"An expert satellite working group has reviewed all existing information in order to define a search zone of up to 60,000 sq km along the arc in the southern Indian Ocean," the JACC said in a press statement.

Australia's Deputy Prime Minister Warren Truss said that the latest search area refinement involved efforts and expertise of specialists from around the world.

"Specialists have analysed satellite communications information which were never initially intended to have the capability to track an aircraft and have performed extremely complex calculations," Truss said.

"The new priority area is still focused on the seventh arc, where the aircraft last communicated with satellite. We are now shifting our attention to an area further south along the arc based on these calculations,” he added.
Truss further said the Australian Transport Safety Bureau (ATSB) will also release a report with details regarding the new search area.

A bathymetric survey or mapping of the ocean floor still continues in the search area.

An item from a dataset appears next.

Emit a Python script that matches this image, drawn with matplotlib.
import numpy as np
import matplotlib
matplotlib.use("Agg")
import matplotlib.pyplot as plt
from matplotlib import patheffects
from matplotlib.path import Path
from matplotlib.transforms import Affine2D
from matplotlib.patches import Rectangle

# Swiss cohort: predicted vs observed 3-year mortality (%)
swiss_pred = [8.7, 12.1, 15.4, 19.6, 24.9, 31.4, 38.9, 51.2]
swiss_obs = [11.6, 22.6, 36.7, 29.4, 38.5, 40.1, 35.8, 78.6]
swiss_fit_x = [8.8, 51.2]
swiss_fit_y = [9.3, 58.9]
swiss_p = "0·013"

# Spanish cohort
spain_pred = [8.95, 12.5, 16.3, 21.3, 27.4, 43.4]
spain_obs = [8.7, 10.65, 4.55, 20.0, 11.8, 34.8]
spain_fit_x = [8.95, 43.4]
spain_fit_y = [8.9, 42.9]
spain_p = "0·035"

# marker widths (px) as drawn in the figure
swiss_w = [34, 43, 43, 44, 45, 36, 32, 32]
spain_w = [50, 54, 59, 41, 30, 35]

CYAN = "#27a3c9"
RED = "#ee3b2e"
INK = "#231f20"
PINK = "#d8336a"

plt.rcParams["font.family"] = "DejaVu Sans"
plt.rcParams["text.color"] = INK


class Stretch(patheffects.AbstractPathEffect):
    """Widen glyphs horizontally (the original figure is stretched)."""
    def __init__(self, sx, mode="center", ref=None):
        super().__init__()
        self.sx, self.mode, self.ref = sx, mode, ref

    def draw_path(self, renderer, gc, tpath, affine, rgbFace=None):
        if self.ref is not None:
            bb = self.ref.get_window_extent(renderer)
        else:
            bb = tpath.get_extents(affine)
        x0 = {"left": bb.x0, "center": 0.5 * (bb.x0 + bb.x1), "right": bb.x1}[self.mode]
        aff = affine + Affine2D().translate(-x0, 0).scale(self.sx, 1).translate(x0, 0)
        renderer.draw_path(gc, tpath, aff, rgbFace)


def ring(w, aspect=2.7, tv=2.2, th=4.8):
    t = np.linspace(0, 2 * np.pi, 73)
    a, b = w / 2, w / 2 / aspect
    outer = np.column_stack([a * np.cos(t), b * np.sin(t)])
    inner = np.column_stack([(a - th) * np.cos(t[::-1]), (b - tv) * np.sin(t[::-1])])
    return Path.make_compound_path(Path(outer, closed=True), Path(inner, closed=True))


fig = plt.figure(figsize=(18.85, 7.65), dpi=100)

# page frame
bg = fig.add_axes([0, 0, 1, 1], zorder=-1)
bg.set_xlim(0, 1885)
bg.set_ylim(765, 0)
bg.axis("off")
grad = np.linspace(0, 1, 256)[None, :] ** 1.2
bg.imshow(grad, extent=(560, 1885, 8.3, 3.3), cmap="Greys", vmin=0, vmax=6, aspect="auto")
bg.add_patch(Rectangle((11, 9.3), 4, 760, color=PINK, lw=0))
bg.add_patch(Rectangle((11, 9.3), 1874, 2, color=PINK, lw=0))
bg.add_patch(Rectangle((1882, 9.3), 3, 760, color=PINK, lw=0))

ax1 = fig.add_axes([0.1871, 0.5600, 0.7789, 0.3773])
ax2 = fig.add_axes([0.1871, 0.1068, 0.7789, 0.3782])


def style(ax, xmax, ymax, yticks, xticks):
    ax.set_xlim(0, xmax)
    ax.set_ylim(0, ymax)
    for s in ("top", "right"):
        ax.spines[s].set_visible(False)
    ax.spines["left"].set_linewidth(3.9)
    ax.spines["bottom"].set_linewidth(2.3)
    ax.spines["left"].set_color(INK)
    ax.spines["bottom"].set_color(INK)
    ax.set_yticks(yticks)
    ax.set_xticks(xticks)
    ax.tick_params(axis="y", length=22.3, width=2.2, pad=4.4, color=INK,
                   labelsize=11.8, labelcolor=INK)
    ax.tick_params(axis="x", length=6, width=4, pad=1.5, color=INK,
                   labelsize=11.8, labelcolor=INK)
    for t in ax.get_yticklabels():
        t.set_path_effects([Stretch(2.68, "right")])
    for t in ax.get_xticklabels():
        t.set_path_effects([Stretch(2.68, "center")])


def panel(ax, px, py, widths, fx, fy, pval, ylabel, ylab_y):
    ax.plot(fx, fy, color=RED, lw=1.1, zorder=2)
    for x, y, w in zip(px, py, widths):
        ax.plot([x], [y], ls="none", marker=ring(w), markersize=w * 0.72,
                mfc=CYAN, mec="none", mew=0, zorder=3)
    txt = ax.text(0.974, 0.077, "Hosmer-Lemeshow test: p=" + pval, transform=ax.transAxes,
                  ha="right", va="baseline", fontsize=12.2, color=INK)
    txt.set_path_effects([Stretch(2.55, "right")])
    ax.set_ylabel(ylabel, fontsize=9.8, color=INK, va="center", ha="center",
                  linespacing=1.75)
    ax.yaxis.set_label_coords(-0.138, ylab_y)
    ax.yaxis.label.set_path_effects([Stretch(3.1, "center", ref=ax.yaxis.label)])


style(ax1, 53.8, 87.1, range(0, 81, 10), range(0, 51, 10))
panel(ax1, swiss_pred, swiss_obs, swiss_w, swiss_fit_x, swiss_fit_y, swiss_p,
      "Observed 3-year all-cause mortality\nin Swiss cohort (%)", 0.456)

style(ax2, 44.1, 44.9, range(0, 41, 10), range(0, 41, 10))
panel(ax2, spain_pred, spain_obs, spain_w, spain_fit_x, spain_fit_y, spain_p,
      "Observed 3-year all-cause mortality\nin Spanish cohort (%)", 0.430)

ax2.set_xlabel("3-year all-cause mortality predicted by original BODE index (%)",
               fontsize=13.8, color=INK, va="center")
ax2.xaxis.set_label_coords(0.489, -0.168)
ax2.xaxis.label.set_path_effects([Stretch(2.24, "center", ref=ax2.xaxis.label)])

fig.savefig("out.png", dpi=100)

"The bathymetric survey has already commenced, with the Chinese survey ship Zhu Kezhen and the Australian-contracted vessel Fugro Equator conducting operations in the areas provided by the ATB," Truss said.

"It will take around three months to complete the bathymetric survey,” he added.

A new underwater search is expected to begin in August and would probably take up to 12 months to be completed.

Australia, Malaysia and China have reaffirmed their commitment to continue to search for MH370 and to keep families informed of developments.

Malaysia Airlines flight MH370 vanished mysteriously about an hour after taking off for Beijing from Kuala Lumpur shortly after midnight on March 8.

The Boeing 777-200ER was scheduled to land in Beijing the same morning. The 227 passengers on board included five Indians, 154 Chinese and 38 Malaysians.